E quando una corte mette nero su bianco che nemmeno le strisce garantiscono più l’immunità, l’effetto è immediato: cambia il modo di vivere la strada. Non si tratta solo di rispettare il codice, ma di capire come il comportamento individuale possa influenzare, pesantemente, le decisioni dei giudici.
Attraversare con disattenzione ora può costare caro: ecco perché anche sulle strisce si può essere responsabili
Nel caso esaminato dalla Corte di Cassazione (ordinanza 18313/2025), un geometra è stato investito da un autobus mentre attraversava sulle strisce pedonali. Apparentemente una situazione chiara. Ma le immagini delle telecamere hanno mostrato qualcosa di diverso: l’uomo si è lanciato sulla carreggiata senza guardare, con un ombrello aperto che limitava la visuale. L’autista ha provato a frenare bruscamente, ma l’impatto è stato inevitabile.

La Cassazione ha stabilito che la responsabilità è da dividere a metà: 50% al conducente, 50% al pedone. Questo perché l’attraversamento imprudente ha creato un pericolo improvviso. È un messaggio forte: il diritto di precedenza non è un lasciapassare per l’imprudenza. Il codice della strada impone ai pedoni un comportamento attento, soprattutto in condizioni di visibilità ridotta o traffico intenso. E questo vale per tutti, anche se si è nel punto giusto.
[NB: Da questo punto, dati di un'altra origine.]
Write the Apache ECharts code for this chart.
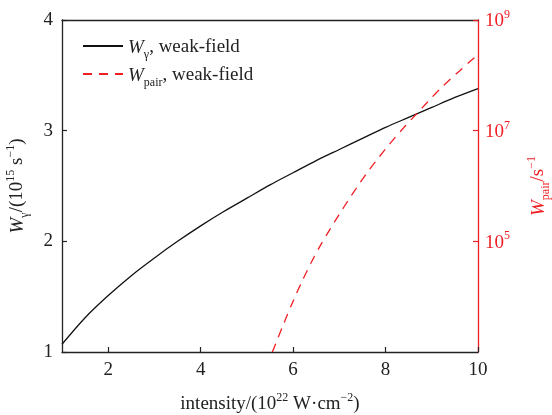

Questa sentenza segna un cambiamento profondo nella responsabilità stradale. Le compagnie assicurative e i tribunali valuteranno sempre più attentamente il comportamento di entrambe le parti, usando video e prove oggettive. Non basta più dire “ero sulle strisce”.
Non basta dichiarare di aver perso lavoro: per il risarcimento servono prove concrete e documenti dettagliati
Il geometra ha anche chiesto un risarcimento per il lucro cessante, cioè i guadagni persi durante il periodo d’inattività. Ha presentato solo la dichiarazione dei redditi. Ma la Cassazione è stata netta: questo documento da solo non basta. Prima bisogna dimostrare di aver subito un danno economico, poi lo si può quantificare con i redditi.
Per un professionista, questo significa raccogliere email, contratti saltati, progetti rimandati. Senza tutto questo, non c’è risarcimento. Il criterio ora è molto più severo: serve dimostrare il legame diretto tra l’infortunio e la perdita di guadagno. Un cambio di rotta che potrebbe mettere in difficoltà molti autonomi, abituati a documentare poco.